KELLEY, J., took no part in the consideration or decision of this case.


[1] "CDT" refers to Central Daylight Time. "CST" refers to Central Standard Time. On April 30, 1978, the time changed from standard to daylight time.

[2] See, e.g., Pavone v. State, 402 N.E.2d 976 (Ind.1980); State v. Hurd, 86 N.J. 525, 432 A.2d 86 (1981); State v. Greer, 609 S.W.2d 423 (Mo. Ct.App.1980), vacated on other grounds, 450 U.S. 1027, 101 S. Ct. 1735, 68 L. Ed. 2d 222 (1981); People v. Lucas, 107 Misc.2d 231, 435 N.Y.S.2d 461 (Sup.Ct.1980); State v. Glebock, 616 S.W.2d 897 (Tenn.Cr.App.1981). But see State v. Mena, 128 Ariz. 226, 624 P.2d 1274 (1981); People v. Gonzales, 108 Mich.App. 145, 310 N.W.2d 306 (1981).

[3] See, e.g., Comment, Hypnosis Its Role and Current Admissibility in the Criminal Law, 17 Willamette L.Rev. 665 (1981); Note, The Probative Value of Testimony from the Hypnotically Refreshed Recollection, 14 Akron L.Rev. 609 (1981); Note, Safeguards Against Suggestiveness: A Means for Admissibility of Hypno-Induced Testimony, 38 Wash. and Lee L.Rev. 197 (1981). But see Diamond, Inherent Problems in the Use of Pretrial Hypnosis on a Prospective Witness, 68 Calif.L.Rev. 313 (1980).

[4] In Mack the hypnotist lacked formal education and scientific understanding of the human memory and the potential of suggestion in hypnosis. The hypnotist was hired by the police, and the police were present during the hypnotic session. In Koehler, the hypnotist was a police officer, actively involved in the investigation, who had taken a hypnosis course only 2 weeks prior to the hypnotic session. In contrast, the hypnosis in this case was performed by Dr. Ralph McKinney, a clinical psychologist. Dr. McKinney uses hypnosis in his daily practice and has hypnotized 700-800 people over the last 8 years. Brian Smith's attorney, rather than the police, referred Smith to Dr. McKinney. Smith and Dr. McKinney were the only persons present during the hypnotic session. The hypnotic session was tape-recorded. Cf. State v. Mack, 292 N.W.2d at 771-72, n.14 (hypnosis safeguards, recommended by Dr. Martin T. Orne, a leading expert in hypnosis, to ensure freedom from suggestion, noted but not adopted by this court).
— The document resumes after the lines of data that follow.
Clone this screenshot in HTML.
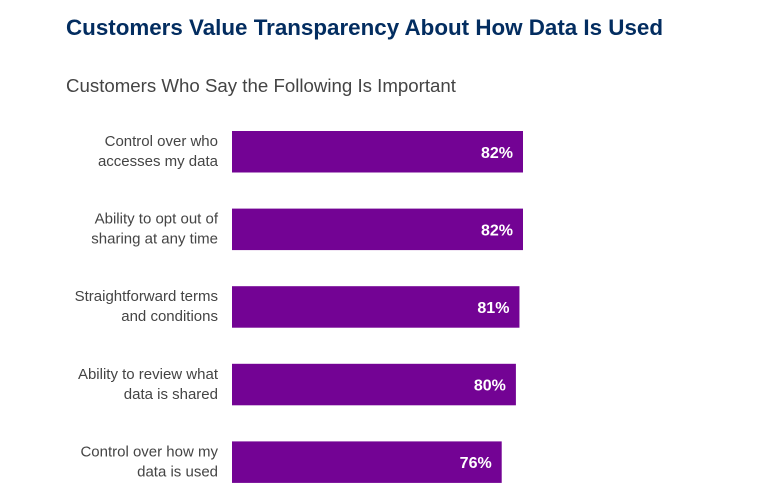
<!DOCTYPE html>
<html><head><meta charset="utf-8"><style>
html,body{margin:0;padding:0;background:#fff;}
svg{display:block;font-family:"Liberation Sans",sans-serif;}
</style></head><body>
<svg width="760" height="486" viewBox="0 0 760 486">
<text x="66" y="35" font-size="22" font-weight="bold" fill="#032d60" textLength="597" lengthAdjust="spacingAndGlyphs">Customers Value Transparency About How Data Is Used</text>
<text x="66" y="92" font-size="18" fill="#444" textLength="390" lengthAdjust="spacingAndGlyphs">Customers Who Say the Following Is Important</text>
<g id="bars"></g>
</svg>
<script>
const labelLine1 = ["Control over who","Ability to opt out of","Straightforward terms","Ability to review what","Control over how my"];
const labelLine2 = ["accesses my data","sharing at any time","and conditions","data is shared","data is used"];
const values = [82,82,81,80,76];
const NS="http://www.w3.org/2000/svg";
const x0=232, pxPer=291/82, top0=131, step=77.6, bh=41.5;
const xs=v=>x0+v*pxPer;
const yb=i=>top0+i*step;
const g=document.getElementById('bars');
function mk(tag,attrs){const e=document.createElementNS(NS,tag);for(const k in attrs)e.setAttribute(k,attrs[k]);g.appendChild(e);return e;}
values.forEach((v,i)=>{
  const r=mk('rect',{x:x0,y:yb(i),width:xs(v)-x0,height:bh,fill:'#730394'});
  
  
  const t=mk('text',{x:xs(v)-10,y:yb(i)+bh/2+6,'text-anchor':'end','font-size':'16','font-weight':'bold',fill:'#fff'});
  t.textContent=v+'%';
  
  
  const l1=mk('text',{x:218,y:yb(i)+15,'text-anchor':'end','font-size':'15',fill:'#444'});
  l1.textContent=labelLine1[i];
  
  
  const l2=mk('text',{x:218,y:yb(i)+35,'text-anchor':'end','font-size':'15',fill:'#444'});
  l2.textContent=labelLine2[i];
  
  
});
</script>
</body></html>
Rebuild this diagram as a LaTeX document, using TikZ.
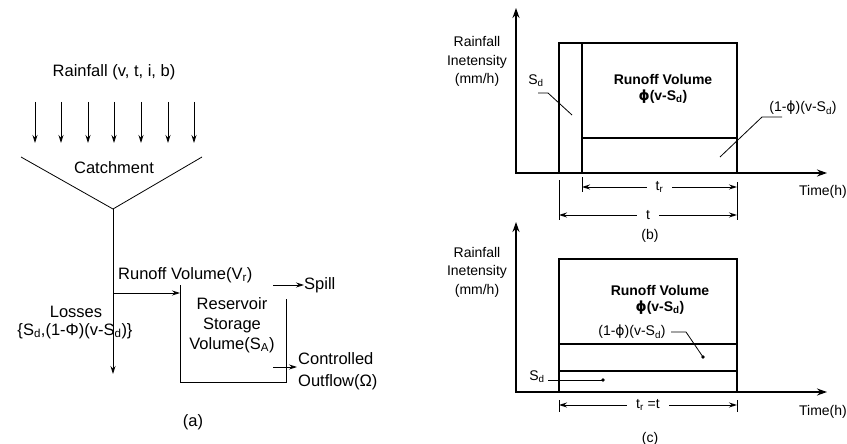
\documentclass[tikz,border=0pt]{standalone}
\usepackage{fontspec}
\setmainfont{Liberation Sans}
\newfontfamily\phifont{DejaVu Sans}
\usetikzlibrary{arrows.meta}
\newcommand\mysub[1]{\textsubscript{#1}}
\newcommand\myphi{{\phifont ϕ}}
\begin{document}
\begin{tikzpicture}[x=1pt,y=-1pt,
  lbl/.style={inner sep=0pt, font=\fontsize{16.5}{20}\selectfont},
  rlbl/.style={inner sep=0pt, font=\fontsize{14}{18.5}\selectfont},
  blbl/.style={inner sep=0pt, font=\fontsize{14}{16}\selectfont\bfseries, align=center},
  ln/.style={line width=0.8pt},
  arr/.style={ln, -{Stealth[length=8pt,width=5pt]}},
  axes/.style={line width=1.8pt, {Stealth[length=10pt,width=7pt]}-{Stealth[length=10pt,width=7pt]}},
  boxln/.style={line width=1.1pt},
  dimarr/.style={line width=1pt, {Stealth[length=8pt,width=5pt]}-{Stealth[length=8pt,width=5pt]}},
  dimlbl/.style={rlbl, fill=white, inner xsep=9pt, inner ysep=1pt},
  dot/.style={fill=black}
]
\useasboundingbox (0,0) rectangle (847,444);

% ---------------- (a) ----------------
\node[lbl] (rain) at (114,72) {Rainfall (v, t, i, b)};
\foreach \x [count=\i] in {35,61,88,114,141,168,194} {
  \coordinate (r\i a) at (\x,102);
  \coordinate (r\i b) at (\x,143);
  \draw[arr] (r\i a) -- (r\i b);
}
\coordinate (cl) at (21,157);
\coordinate (cr) at (202,157);
\coordinate (cv) at (113,209);
\draw[ln] (cl) -- (cv) -- (cr);
\node[lbl] (catch) at (114,168) {Catchment};

\coordinate (lossend) at (113,374);
\draw[arr] (cv) -- (lossend);
\node[lbl] (loss) at (76,312) {Losses};
\node[lbl] (lossf) at (75,331) {\{S\mysub{d},(1-Φ)(v-S\mysub{d})\}};

\coordinate (rj) at (113,293);
\coordinate (rin) at (180,293);
\draw[arr] (rj) -- (rin);
\node[lbl, anchor=west] (runoff) at (118,275) {Runoff Volume(V\mysub{r})};

\coordinate (btl) at (180,285);
\coordinate (bbl) at (180,382);
\coordinate (bbr) at (286,382);
\coordinate (btr) at (286,299);
\draw[ln] (btl) -- (bbl) -- (bbr) -- (btr);
\node[lbl, align=center] (res) at (232,325) {Reservoir\\Storage\\Volume(S\mysub{A})};

\coordinate (sp1) at (273,285);
\node[lbl, anchor=west] (spill) at (304,285) {Spill};
\draw[arr] (sp1) -- (spill.west);

\coordinate (co1) at (273,367);
\coordinate (co2) at (297,367);
\node[lbl, anchor=west, align=left, font=\fontsize{16.5}{22}\selectfont] (ctrl) at (298,371) {Controlled\\Outflow(Ω)};
\draw[arr] (co1) -- (co2);

\node[lbl] (capa) at (193,422) {(a)};

% ---------------- (b) ----------------
\coordinate (bo) at (516,173);
\coordinate (by) at (516,8);
\coordinate (bx) at (827,173);
\draw[axes] (by) -- (bo) -- (bx);
\draw[boxln] (559,43) rectangle (737,173);
\draw[boxln] (582,43) -- (582,173);
\draw[boxln] (582,138) -- (737,138);

\node[rlbl, align=center] (bylab) at (477,61.5) {Rainfall\\Inetensity\\(mm/h)};
\node[rlbl] (bsd) at (536,81) {S\mysub{d}};
\coordinate (bsd1) at (538,93);
\coordinate (bsd2) at (548,93);
\coordinate (bsd3) at (572,115);
\draw[ln] (bsd1) -- (bsd2) -- (bsd3);

\node[blbl] (brun) at (663,89) {Runoff Volume\\\myphi(v-S\mysub{d})};
\node[rlbl] (bloss) at (803,108) {(1-\myphi)(v-S\mysub{d})};
\coordinate (bl1) at (782,117);
\coordinate (bl2) at (762,117);
\coordinate (bl3) at (720,157);
\draw[ln] (bl1) -- (bl2) -- (bl3);

\coordinate (bt0a) at (559,180); \coordinate (bt0b) at (559,220);
\coordinate (bt1a) at (582,177); \coordinate (bt1b) at (582,192);
\coordinate (bt2a) at (737,182); \coordinate (bt2b) at (737,220);
\draw[ln] (bt0a) -- (bt0b);
\draw[ln] (bt1a) -- (bt1b);
\draw[ln] (bt2a) -- (bt2b);
\coordinate (btr1) at (582,187); \coordinate (btr2) at (737,187);
\coordinate (bt1) at (559,215); \coordinate (bt2) at (737,215);
\draw[dimarr] (btr1) -- node[dimlbl] (btrl) {t\mysub{r}} (btr2);
\draw[dimarr] (bt1) -- node[dimlbl] (btl) {t} (bt2);

\node[rlbl] (btime) at (823,192) {Time(h)};
\node[rlbl] (capb) at (650,236) {(b)};

% ---------------- (c) ----------------
\coordinate (co) at (516,392);
\coordinate (cy) at (516,222);
\coordinate (cx) at (827,392);
\draw[axes] (cy) -- (co) -- (cx);
\draw[boxln] (559,259) rectangle (737,392);
\draw[boxln] (559,344) -- (737,344);
\draw[line width=1.6pt] (559,371) -- (737,371);

\node[rlbl, align=center] (cylab) at (477,272) {Rainfall\\Inetensity\\(mm/h)};
\node[blbl] (crun) at (660,299.5) {Runoff Volume\\\myphi(v-S\mysub{d})};

\node[rlbl] (closs) at (632,332) {(1-\myphi)(v-S\mysub{d})};
\coordinate (cl1) at (671,332);
\coordinate (cl2) at (686,332);
\coordinate (cl3) at (703,357);
\draw[ln] (cl1) -- (cl2) -- (cl3);
\fill[dot] (cl3) circle (1.8pt);

\node[rlbl] (csd) at (537,377) {S\mysub{d}};
\coordinate (cs1) at (548,380);
\coordinate (cs2) at (603,380);
\draw[ln] (cs1) -- (cs2);
\fill[dot] (cs2) circle (1.8pt);

\coordinate (ct0a) at (559,400); \coordinate (ct0b) at (559,412);
\coordinate (ct2a) at (737,400); \coordinate (ct2b) at (737,412);
\draw[ln] (ct0a) -- (ct0b);
\draw[ln] (ct2a) -- (ct2b);
\coordinate (ct1) at (559,405); \coordinate (ct2) at (737,405);
\draw[dimarr] (ct1) -- node[dimlbl] (ctl) {t\mysub{r} =t} (ct2);

\node[rlbl] (ctime) at (823,412) {Time(h)};
\node[rlbl] (capc) at (650,439) {(c)};
\end{tikzpicture}
\end{document}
[5] The statement was introduced merely as circumstantial evidence of Hill's state of mind. Since the statement was not offered for the truth of the matter asserted, it is not technically hearsay. Nevertheless, because its "probative value depends on the credibility of the declarant," the statement "should be carefully scrutinized as if [it was] hearsay." 11 P. Thompson, Minnesota Practice, Evidence § 803.03 at 358 (1979).

[6] Minn.R.Evid. 803(3) provides that the following is not excluded by the hearsay rule, even though the declarant is available as a witness:

A statement of the declarant's then existing state of mind, emotion, sensation, or physical condition (such as intent, plan, motive, design, mental feeling, pain, and bodily health), but not including a statement of memory or belief to prove the fact remembered or believed unless it relates to the execution, revocation, identification, or terms of declarant's will.

[7] See, e.g., United States v. Brown, 490 F.2d 758 (D.C.Cir.1973); People v. Ireland, 70 Cal. 2d 522, 450 P.2d 580, 75 Cal. Rptr. 188 (1969); Campbell v. United States, 391 A.2d 283 (D.C. App.1978); State v. Goodrich, 97 Idaho 472, 546 P.2d 1180 (1976); People v. White, 401 Mich. 482, 257 N.W.2d 912 (1977); State v. Singh, 586 S.W.2d 410 (Mo.Ct.App.1979); Shults v. State, 616 P.2d 388 (Nev.1980); State v. Wauneka, 560 P.2d 1377 (Utah 1977); State v. Parr, 93 Wash. 2d 95, 606 P.2d 263 (1980).